This year’s Hugo Award nominations, an annual celebration honoring the best science fiction and fantasy writing and literature, have been announced — and Star Trek: Discovery now follows in the footsteps of the classic Star Trek series and several of the franchise’s best installments.
Today the seventh episode of Discovery‘s first season, “Magic to Make the Sanest Man Go Mad,” was nominated in the category of Best Dramatic Presentation – Short Form, with the writing team of Aron Eli Coleite & Jesse Alexander, as well as director David M. Barrett, named with it.
This episode of course was one of the few standalone tales of Discovery Season 1, featuring a revenge-seeking Harry Mudd (Rainn Wilson) taking over the USS Discovery through a series of ever-escalating time loops. In addition to his repeated killings of Captain Lorca (Jason Isaacs), the episode also featured the bloom of romance between Michael Burnham (Sonequa Martin-Green) and Ash Tyler (Shazad Latif).
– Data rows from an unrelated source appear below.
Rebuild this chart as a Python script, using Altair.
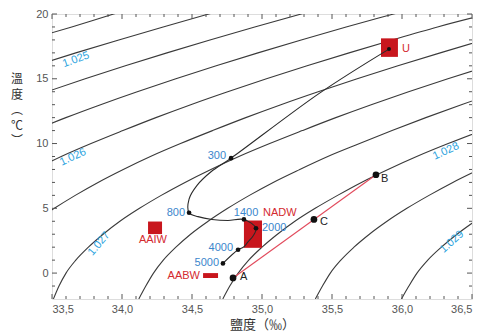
import altair as alt
import pandas as pd

# ---------------- data ----------------
S_DOMAIN = [33.5, 36.5]
T_DOMAIN = [-2, 20]

# density (sigma-t) contours: temperature / salinity points along each line
c240_T = [18, 19, 20, 21]
c240_S = [33.325, 33.641, 33.94, 34.26]
c245_T = [16, 17, 18, 19, 20, 21]
c245_S = [33.375, 33.670, 33.977, 34.294, 34.62, 34.95]
c250_T = [13, 14, 15, 16, 17, 18, 19, 20, 21]
c250_S = [33.202, 33.463, 33.737, 34.024, 34.321, 34.628, 34.948, 35.28, 35.62]
c255_T = [11, 12, 13, 14, 15, 16, 17, 18, 19, 20, 21]
c255_S = [33.366, 33.599, 33.847, 34.109, 34.385, 34.673, 34.971, 35.280, 35.601, 35.94, 36.28]
c260_T = [8, 9, 10, 11, 12, 13, 14, 15, 16, 17, 18, 19, 20]
c260_S = [33.373, 33.566, 33.779, 34.007, 34.242, 34.491, 34.755, 35.032, 35.322, 35.622, 35.932, 36.254, 36.611]
c265_T = [4, 5, 6, 7, 8, 9, 10, 11, 12, 13, 14, 15, 16, 17, 18]
c265_S = [33.382, 33.517, 33.666, 33.829, 34.009, 34.203, 34.418, 34.647, 34.884, 35.135, 35.401, 35.680, 35.971, 36.273, 36.584]
c270_T = [-2, -1, 0, 1, 2, 3, 4, 5, 6, 7, 8, 9, 10, 11, 12, 13, 14, 15, 16]
c270_S = [33.51, 33.55, 33.60, 33.67, 33.76, 33.865, 33.985, 34.125, 34.28, 34.45, 34.635, 34.835, 35.055, 35.288, 35.527, 35.780, 36.047, 36.328, 36.620]
c275_T = [-2, -1, 0, 1, 2, 3, 4, 5, 6, 7, 8, 9, 10, 11, 12, 13, 14]
c275_S = [34.12, 34.17, 34.225, 34.295, 34.385, 34.49, 34.615, 34.755, 34.91, 35.08, 35.27, 35.47, 35.697, 35.929, 36.170, 36.424, 36.693]
c280_T = [-2, -1, 0, 1, 2, 3, 4, 5, 6, 7, 8, 9, 10, 11]
c280_S = [34.72, 34.77, 34.83, 34.905, 35.0, 35.11, 35.235, 35.38, 35.54, 35.71, 35.90, 36.105, 36.33, 36.570]
c285_T = [-2, -1, 0, 1, 2, 3, 4, 5, 6, 7, 8]
c285_S = [35.381, 35.432, 35.488, 35.563, 35.657, 35.767, 35.893, 36.035, 36.193, 36.363, 36.551]
c290_T = [-2, -1, 0, 1, 2, 3, 4]
c290_S = [35.996, 36.049, 36.107, 36.184, 36.281, 36.393, 36.520]

contours = [
    ("24.0", c240_T, c240_S), ("24.5", c245_T, c245_S), ("25.0", c250_T, c250_S),
    ("25.5", c255_T, c255_S), ("26.0", c260_T, c260_S), ("26.5", c265_T, c265_S),
    ("27.0", c270_T, c270_S), ("27.5", c275_T, c275_S), ("28.0", c280_T, c280_S),
    ("28.5", c285_T, c285_S), ("29.0", c290_T, c290_S),
]

# contour labels
clab_text = ["1.025", "1.026", "1.027", "1.028", "1.029"]
clab_S = [33.671, 33.65, 33.836, 36.314, 36.357]
clab_T = [16.47, 8.95, 2.26, 9.40, 2.41]
clab_ang = [340, 335, 310, 335, 318]

# T-S profile from the surface (U) to the bottom
ts_S = [35.907, 35.414, 34.779, 34.636, 34.536, 34.479, 34.479, 34.543, 34.643,
        34.757, 34.871, 34.957, 34.936, 34.900, 34.871, 34.829, 34.721]
ts_T = [17.29, 13.91, 8.87, 7.82, 6.77, 5.71, 4.66, 4.36, 4.14,
        4.06, 4.14, 3.46, 2.86, 2.41, 2.03, 1.80, 0.75]

# depth points on the profile
depth_S = [34.779, 34.479, 34.871, 34.957, 34.829, 34.721]
depth_T = [8.87, 4.66, 4.14, 3.46, 1.80, 0.75]

# water mass boxes
box_name = ["U", "NADW", "AAIW", "AABW"]
box_S1 = [35.85, 34.871, 34.186, 34.579]
box_S2 = [35.971, 35.0, 34.286, 34.686]
box_T1 = [16.69, 1.95, 3.01, -0.38]
box_T2 = [18.12, 4.06, 3.98, 0.0]

# mixing points A, B, C and U marker
mix_name = ["A", "B", "C"]
mix_S = [34.793, 35.814, 35.371]
mix_T = [-0.376, 7.59, 4.14]
u_S, u_T = [35.907], [17.29]

# text labels
blue_r_text = ["300", "800", "4000", "5000"]
blue_r_S = [34.743, 34.45, 34.793, 34.693]
blue_r_T = [9.02, 4.66, 1.92, 0.79]
blue_c_text, blue_c_S, blue_c_T = ["1400"], [34.886], [4.66]
blue_l_text, blue_l_S, blue_l_T = ["2000"], [35.0], [3.46]
red_l_text, red_l_S, red_l_T = ["NADW", "U"], [35.007, 36.0], [4.66, 17.29]
red_r_text, red_r_S, red_r_T = ["AABW"], [34.557], [-0.24]
red_c_text, red_c_S, red_c_T = ["AAIW"], [34.221], [2.56]
blk_text = ["A", "B", "C"]
blk_S = [34.843, 35.85, 35.414]
blk_T = [-0.3, 7.26, 3.95]

# axis ticks
x_major = [33.5, 34.0, 34.5, 35.0, 35.5, 36.0, 36.5]
x_minor = [33.6, 33.7, 33.8, 33.9, 34.1, 34.2, 34.3, 34.4, 34.6, 34.7, 34.8, 34.9,
           35.1, 35.2, 35.3, 35.4, 35.6, 35.7, 35.8, 35.9, 36.1, 36.2, 36.3, 36.4]
y_major = [0, 5, 10, 15, 20]
y_minor = [-1, 1, 2, 3, 4, 6, 7, 8, 9, 11, 12, 13, 14, 16, 17, 18, 19]

# y title, written vertically
y_title = ["溫", "度", "︵", "℃", "︶"]

# ---------------- chart ----------------
W, H = 420, 285
LINE = "#3a3a3a"
RED_BOX = "#c8161d"
RED_TXT = "#d42a30"
BLUE_D = "#3b86cc"
BLUE_C = "#2ba3de"
MIX = "#e24a5c"
FONT = "Liberation Sans"

xs = alt.Scale(domain=S_DOMAIN, nice=False, zero=False)
ys = alt.Scale(domain=T_DOMAIN, nice=False, zero=False)

xaxis = alt.Axis(values=x_major, labelExpr="replace(format(datum.value, '.1f'), '.', ',')",
                 ticks=False, domain=False, grid=False, labelFont=FONT, labelFontSize=11,
                 labelColor="#555", labelPadding=4, title="鹽度（‰）",
                 titleFont="Noto Sans CJK TC", titleFontSize=13, titleFontWeight="normal",
                 titleColor="#333", titlePadding=4)
yaxis = alt.Axis(values=y_major, ticks=False, domain=False, grid=False, labelFont=FONT,
                 labelFontSize=11, labelColor="#555", labelPadding=4, title=None)

rows = []
for lev, Ts, Ss in contours:
    for t, s in zip(Ts, Ss):
        rows.append({"level": lev, "S": s, "T": t})
cdf = pd.DataFrame(rows)

contour_layer = alt.Chart(cdf).mark_line(color=LINE, strokeWidth=1.1, clip=True,
                                         interpolate="monotone").encode(
    x=alt.X("S:Q", scale=xs, axis=xaxis),
    y=alt.Y("T:Q", scale=ys, axis=yaxis),
    detail="level:N",
)

clab_df = pd.DataFrame({"text": clab_text, "S": clab_S, "T": clab_T, "ang": clab_ang})
clab_layer = alt.Chart(clab_df).mark_text(font=FONT, fontSize=11, color=BLUE_C,
                                          align="center", baseline="middle").encode(
    x="S:Q", y="T:Q", text="text:N", angle=alt.Angle("ang:Q", scale=None))

box_df = pd.DataFrame({"name": box_name, "S1": box_S1, "S2": box_S2, "T1": box_T1, "T2": box_T2})
box_layer = alt.Chart(box_df).mark_rect(color=RED_BOX).encode(
    x="S1:Q", x2="S2:Q", y="T1:Q", y2="T2:Q")

mix_line_df = pd.DataFrame({"S": [mix_S[0], mix_S[1]], "T": [mix_T[0], mix_T[1]]})
mix_line_layer = alt.Chart(mix_line_df).mark_line(color=MIX, strokeWidth=1.1).encode(
    x="S:Q", y="T:Q")

ts_df = pd.DataFrame({"S": ts_S, "T": ts_T, "i": list(range(len(ts_S)))})
ts_layer = alt.Chart(ts_df).mark_line(color="#2a2a2a", strokeWidth=1.1,
                                      interpolate="catmull-rom").encode(
    x="S:Q", y="T:Q", order="i:Q")

depth_df = pd.DataFrame({"S": depth_S, "T": depth_T})
depth_layer = alt.Chart(depth_df).mark_circle(color="#111", size=22, opacity=1).encode(
    x="S:Q", y="T:Q")

mix_df = pd.DataFrame({"name": mix_name, "S": mix_S, "T": mix_T})
mix_layer = alt.Chart(mix_df).mark_circle(color="#111", size=45, opacity=1).encode(
    x="S:Q", y="T:Q")

u_df = pd.DataFrame({"S": u_S, "T": u_T})
u_layer = alt.Chart(u_df).mark_circle(color="#111", size=16, opacity=1).encode(
    x="S:Q", y="T:Q")


def text_layer(texts, Ss, Ts, color, align):
    df = pd.DataFrame({"text": texts, "S": Ss, "T": Ts})
    return alt.Chart(df).mark_text(font=FONT, fontSize=11, color=color, align=align,
                                   baseline="middle").encode(x="S:Q", y="T:Q", text="text:N")


labels = [
    text_layer(blue_r_text, blue_r_S, blue_r_T, BLUE_D, "right"),
    text_layer(blue_c_text, blue_c_S, blue_c_T, BLUE_D, "center"),
    text_layer(blue_l_text, blue_l_S, blue_l_T, BLUE_D, "left"),
    text_layer(red_l_text, red_l_S, red_l_T, RED_TXT, "left"),
    text_layer(red_r_text, red_r_S, red_r_T, RED_TXT, "right"),
    text_layer(red_c_text, red_c_S, red_c_T, RED_TXT, "center"),
    text_layer(blk_text, blk_S, blk_T, "#222", "left"),
]

# vertical y-axis title (one glyph per line)
ytitle_layer = alt.Chart(pd.DataFrame({"a": [0]})).mark_text(
    font="Noto Sans CJK TC", fontSize=12, color="#333", align="center",
    baseline="top", lineHeight=15.5,
).encode(x=alt.value(-35), y=alt.value(60), text=alt.value(y_title))

# inward axis ticks
TK = "#555"
def xticks(vals, length, top):
    df = pd.DataFrame({"v": vals})
    if top:
        return alt.Chart(df).mark_rule(color=TK, strokeWidth=1).encode(
            x="v:Q", y=alt.value(0), y2=alt.value(length))
    return alt.Chart(df).mark_rule(color=TK, strokeWidth=1).encode(
        x="v:Q", y=alt.value(H), y2=alt.value(H - length))


def yticks(vals, length, right):
    df = pd.DataFrame({"v": vals})
    if right:
        return alt.Chart(df).mark_rule(color=TK, strokeWidth=1).encode(
            y="v:Q", x=alt.value(W), x2=alt.value(W - length))
    return alt.Chart(df).mark_rule(color=TK, strokeWidth=1).encode(
        y="v:Q", x=alt.value(0), x2=alt.value(length))


ticks = [
    xticks(x_major, 5, False), xticks(x_minor, 3, False),
    xticks(x_major, 5, True), xticks(x_minor, 3, True),
    yticks(y_major, 5, False), yticks(y_minor, 3, False),
    yticks(y_major, 5, True), yticks(y_minor, 3, True),
]

chart = alt.layer(
    contour_layer, clab_layer, box_layer, mix_line_layer, ts_layer,
    depth_layer, mix_layer, u_layer, *labels, ytitle_layer, *ticks
).properties(
    width=W, height=H,
    autosize=alt.AutoSizeParams(type="none"),
    padding={"left": 44, "top": 6, "right": 4, "bottom": 36},
).configure_view(stroke="#555", strokeWidth=1).configure(background="white")

chart.save("out.html", embed_options={"renderer": "svg", "actions": False})
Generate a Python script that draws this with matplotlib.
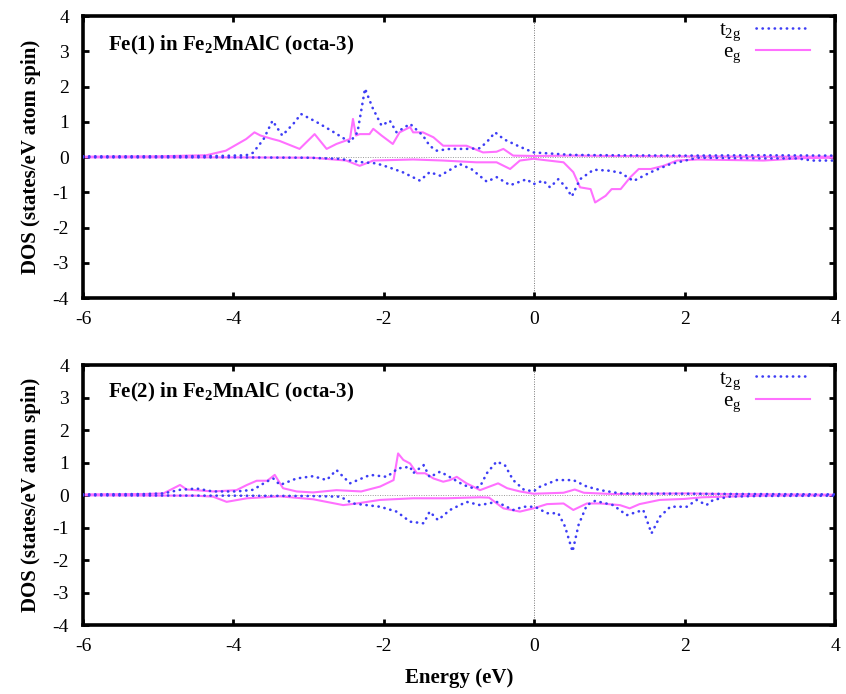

“Magic to Make the Sanest Man Go Mad” has some tough competition in the Hugos this year, nominated against the Trek-esque “USS Callister” episode of Black Mirror, the Doctor Who Christmas Special “Twice Upon a Time,” and two episodes of NBC’s afterlife comedy The Good Place.
Star Trek has been nominated in many years of the Hugo Awards’ history, with wins for “The Menagerie” in 1967, “The City on the Edge of Forever” in 1968, “The Inner Light” in 1993, and “All Good Things…” in 1995. The most recent Trek nomination came for the first Kelvin Timeline film in 2010.
This year’s Hugo Awards winners will be announced on August 19.